Raw data

★ ★ ★

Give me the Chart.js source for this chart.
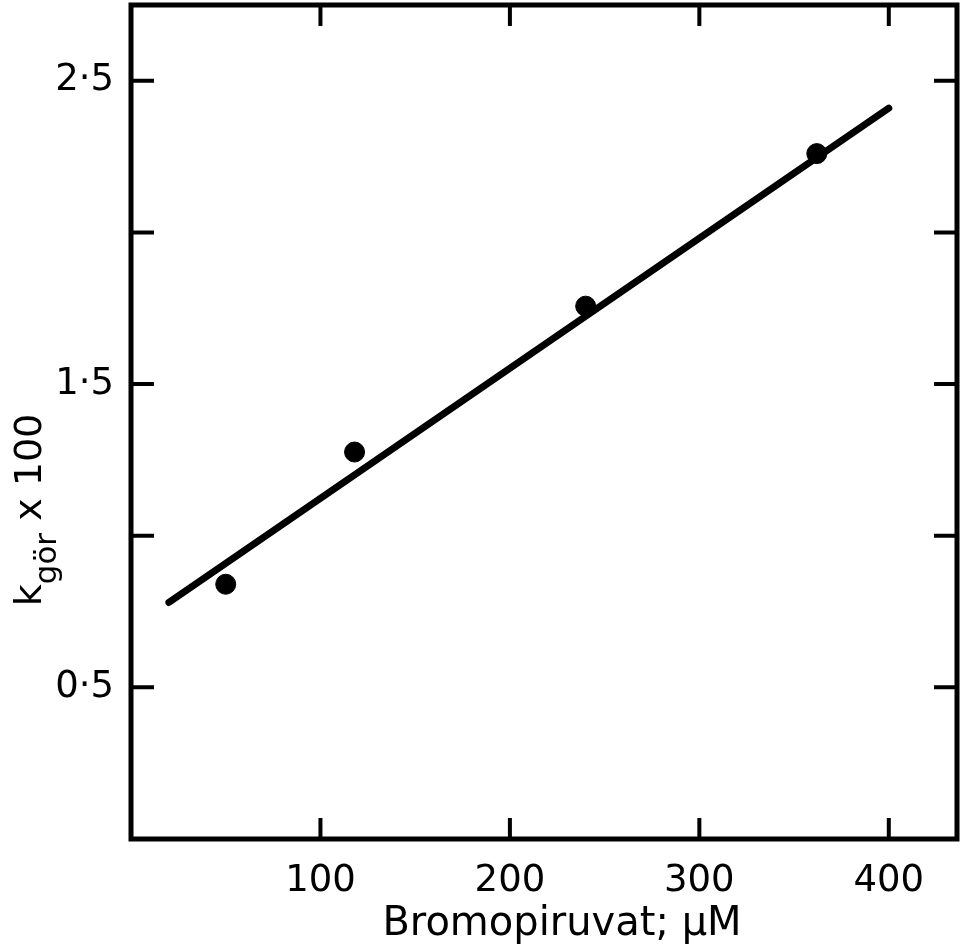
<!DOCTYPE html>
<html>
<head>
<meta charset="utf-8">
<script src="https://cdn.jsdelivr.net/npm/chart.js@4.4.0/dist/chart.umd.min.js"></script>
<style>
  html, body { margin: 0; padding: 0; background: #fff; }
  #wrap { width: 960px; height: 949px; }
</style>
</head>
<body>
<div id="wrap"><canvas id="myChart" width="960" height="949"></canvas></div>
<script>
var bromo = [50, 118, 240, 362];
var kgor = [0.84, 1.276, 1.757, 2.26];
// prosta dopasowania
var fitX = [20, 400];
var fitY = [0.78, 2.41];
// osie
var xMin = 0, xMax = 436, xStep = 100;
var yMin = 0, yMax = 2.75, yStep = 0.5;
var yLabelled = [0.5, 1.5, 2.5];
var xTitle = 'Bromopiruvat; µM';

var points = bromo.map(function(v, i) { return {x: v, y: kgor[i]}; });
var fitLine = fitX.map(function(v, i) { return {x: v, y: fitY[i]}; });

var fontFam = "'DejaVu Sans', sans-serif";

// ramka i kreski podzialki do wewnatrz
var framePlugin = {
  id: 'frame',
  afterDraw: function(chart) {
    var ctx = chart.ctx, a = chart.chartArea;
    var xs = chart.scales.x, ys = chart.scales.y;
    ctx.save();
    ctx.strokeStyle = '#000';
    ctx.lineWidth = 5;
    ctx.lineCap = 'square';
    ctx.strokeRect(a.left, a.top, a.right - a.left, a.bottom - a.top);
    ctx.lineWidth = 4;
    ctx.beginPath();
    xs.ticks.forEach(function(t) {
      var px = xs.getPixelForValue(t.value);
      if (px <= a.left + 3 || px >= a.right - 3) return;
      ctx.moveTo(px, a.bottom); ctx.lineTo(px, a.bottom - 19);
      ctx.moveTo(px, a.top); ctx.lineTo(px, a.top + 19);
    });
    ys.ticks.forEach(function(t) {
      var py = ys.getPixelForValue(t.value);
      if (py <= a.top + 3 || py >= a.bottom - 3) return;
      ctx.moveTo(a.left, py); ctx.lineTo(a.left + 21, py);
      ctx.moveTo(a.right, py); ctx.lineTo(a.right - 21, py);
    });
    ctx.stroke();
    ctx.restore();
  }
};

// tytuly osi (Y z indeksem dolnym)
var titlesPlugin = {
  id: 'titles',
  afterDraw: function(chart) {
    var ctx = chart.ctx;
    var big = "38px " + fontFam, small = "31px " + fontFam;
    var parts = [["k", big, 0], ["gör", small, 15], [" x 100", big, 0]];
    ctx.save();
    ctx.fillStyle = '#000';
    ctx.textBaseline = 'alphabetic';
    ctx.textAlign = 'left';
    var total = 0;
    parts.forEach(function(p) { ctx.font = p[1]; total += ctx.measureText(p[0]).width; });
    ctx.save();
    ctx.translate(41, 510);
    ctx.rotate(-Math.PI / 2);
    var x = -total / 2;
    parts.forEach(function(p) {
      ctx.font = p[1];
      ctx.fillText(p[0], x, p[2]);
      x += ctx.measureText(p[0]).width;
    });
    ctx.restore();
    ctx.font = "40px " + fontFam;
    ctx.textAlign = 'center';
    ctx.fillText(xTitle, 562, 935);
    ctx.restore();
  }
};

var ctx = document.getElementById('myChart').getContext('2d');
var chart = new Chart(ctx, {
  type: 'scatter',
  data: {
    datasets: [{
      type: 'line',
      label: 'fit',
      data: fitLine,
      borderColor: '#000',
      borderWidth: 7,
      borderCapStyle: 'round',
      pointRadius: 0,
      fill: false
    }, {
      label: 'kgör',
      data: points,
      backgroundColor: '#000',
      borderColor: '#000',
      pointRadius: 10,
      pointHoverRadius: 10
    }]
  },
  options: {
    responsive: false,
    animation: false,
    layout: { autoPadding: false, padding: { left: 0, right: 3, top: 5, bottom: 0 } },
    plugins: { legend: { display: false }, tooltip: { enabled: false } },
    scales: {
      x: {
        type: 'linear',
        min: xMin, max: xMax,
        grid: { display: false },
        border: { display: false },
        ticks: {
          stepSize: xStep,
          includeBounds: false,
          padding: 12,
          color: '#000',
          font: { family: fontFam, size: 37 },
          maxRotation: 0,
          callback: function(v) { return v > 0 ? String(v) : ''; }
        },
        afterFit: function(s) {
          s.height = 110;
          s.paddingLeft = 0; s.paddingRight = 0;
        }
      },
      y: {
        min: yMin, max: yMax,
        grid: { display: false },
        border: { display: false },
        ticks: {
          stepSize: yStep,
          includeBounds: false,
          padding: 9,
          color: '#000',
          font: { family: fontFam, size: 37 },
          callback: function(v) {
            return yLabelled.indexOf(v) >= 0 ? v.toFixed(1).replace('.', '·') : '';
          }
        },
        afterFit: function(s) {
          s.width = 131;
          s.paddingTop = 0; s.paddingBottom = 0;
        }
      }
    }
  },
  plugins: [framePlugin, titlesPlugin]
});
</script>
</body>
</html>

★ ★ ★

Directive
Pictures in the data above should not be copied; transcribe everything else exactly.

Solution to this task
Give me the Chart.js source for this chart.
<!DOCTYPE html>
<html>
<head>
<meta charset="utf-8">
<script src="https://cdn.jsdelivr.net/npm/chart.js@4.4.0/dist/chart.umd.min.js"></script>
<style>
  html, body { margin: 0; padding: 0; background: #fff; }
  #wrap { width: 960px; height: 949px; }
</style>
</head>
<body>
<div id="wrap"><canvas id="myChart" width="960" height="949"></canvas></div>
<script>
var bromo = [50, 118, 240, 362];
var kgor = [0.84, 1.276, 1.757, 2.26];
// prosta dopasowania
var fitX = [20, 400];
var fitY = [0.78, 2.41];
// osie
var xMin = 0, xMax = 436, xStep = 100;
var yMin = 0, yMax = 2.75, yStep = 0.5;
var yLabelled = [0.5, 1.5, 2.5];
var xTitle = 'Bromopiruvat; µM';

var points = bromo.map(function(v, i) { return {x: v, y: kgor[i]}; });
var fitLine = fitX.map(function(v, i) { return {x: v, y: fitY[i]}; });

var fontFam = "'DejaVu Sans', sans-serif";

// ramka i kreski podzialki do wewnatrz
var framePlugin = {
  id: 'frame',
  afterDraw: function(chart) {
    var ctx = chart.ctx, a = chart.chartArea;
    var xs = chart.scales.x, ys = chart.scales.y;
    ctx.save();
    ctx.strokeStyle = '#000';
    ctx.lineWidth = 5;
    ctx.lineCap = 'square';
    ctx.strokeRect(a.left, a.top, a.right - a.left, a.bottom - a.top);
    ctx.lineWidth = 4;
    ctx.beginPath();
    xs.ticks.forEach(function(t) {
      var px = xs.getPixelForValue(t.value);
      if (px <= a.left + 3 || px >= a.right - 3) return;
      ctx.moveTo(px, a.bottom); ctx.lineTo(px, a.bottom - 19);
      ctx.moveTo(px, a.top); ctx.lineTo(px, a.top + 19);
    });
    ys.ticks.forEach(function(t) {
      var py = ys.getPixelForValue(t.value);
      if (py <= a.top + 3 || py >= a.bottom - 3) return;
      ctx.moveTo(a.left, py); ctx.lineTo(a.left + 21, py);
      ctx.moveTo(a.right, py); ctx.lineTo(a.right - 21, py);
    });
    ctx.stroke();
    ctx.restore();
  }
};

// tytuly osi (Y z indeksem dolnym)
var titlesPlugin = {
  id: 'titles',
  afterDraw: function(chart) {
    var ctx = chart.ctx;
    var big = "38px " + fontFam, small = "31px " + fontFam;
    var parts = [["k", big, 0], ["gör", small, 15], [" x 100", big, 0]];
    ctx.save();
    ctx.fillStyle = '#000';
    ctx.textBaseline = 'alphabetic';
    ctx.textAlign = 'left';
    var total = 0;
    parts.forEach(function(p) { ctx.font = p[1]; total += ctx.measureText(p[0]).width; });
    ctx.save();
    ctx.translate(41, 510);
    ctx.rotate(-Math.PI / 2);
    var x = -total / 2;
    parts.forEach(function(p) {
      ctx.font = p[1];
      ctx.fillText(p[0], x, p[2]);
      x += ctx.measureText(p[0]).width;
    });
    ctx.restore();
    ctx.font = "40px " + fontFam;
    ctx.textAlign = 'center';
    ctx.fillText(xTitle, 562, 935);
    ctx.restore();
  }
};

var ctx = document.getElementById('myChart').getContext('2d');
var chart = new Chart(ctx, {
  type: 'scatter',
  data: {
    datasets: [{
      type: 'line',
      label: 'fit',
      data: fitLine,
      borderColor: '#000',
      borderWidth: 7,
      borderCapStyle: 'round',
      pointRadius: 0,
      fill: false
    }, {
      label: 'kgör',
      data: points,
      backgroundColor: '#000',
      borderColor: '#000',
      pointRadius: 10,
      pointHoverRadius: 10
    }]
  },
  options: {
    responsive: false,
    animation: false,
    layout: { autoPadding: false, padding: { left: 0, right: 3, top: 5, bottom: 0 } },
    plugins: { legend: { display: false }, tooltip: { enabled: false } },
    scales: {
      x: {
        type: 'linear',
        min: xMin, max: xMax,
        grid: { display: false },
        border: { display: false },
        ticks: {
          stepSize: xStep,
          includeBounds: false,
          padding: 12,
          color: '#000',
          font: { family: fontFam, size: 37 },
          maxRotation: 0,
          callback: function(v) { return v > 0 ? String(v) : ''; }
        },
        afterFit: function(s) {
          s.height = 110;
          s.paddingLeft = 0; s.paddingRight = 0;
        }
      },
      y: {
        min: yMin, max: yMax,
        grid: { display: false },
        border: { display: false },
        ticks: {
          stepSize: yStep,
          includeBounds: false,
          padding: 9,
          color: '#000',
          font: { family: fontFam, size: 37 },
          callback: function(v) {
            return yLabelled.indexOf(v) >= 0 ? v.toFixed(1).replace('.', '·') : '';
          }
        },
        afterFit: function(s) {
          s.width = 131;
          s.paddingTop = 0; s.paddingBottom = 0;
        }
      }
    }
  },
  plugins: [framePlugin, titlesPlugin]
});
</script>
</body>
</html>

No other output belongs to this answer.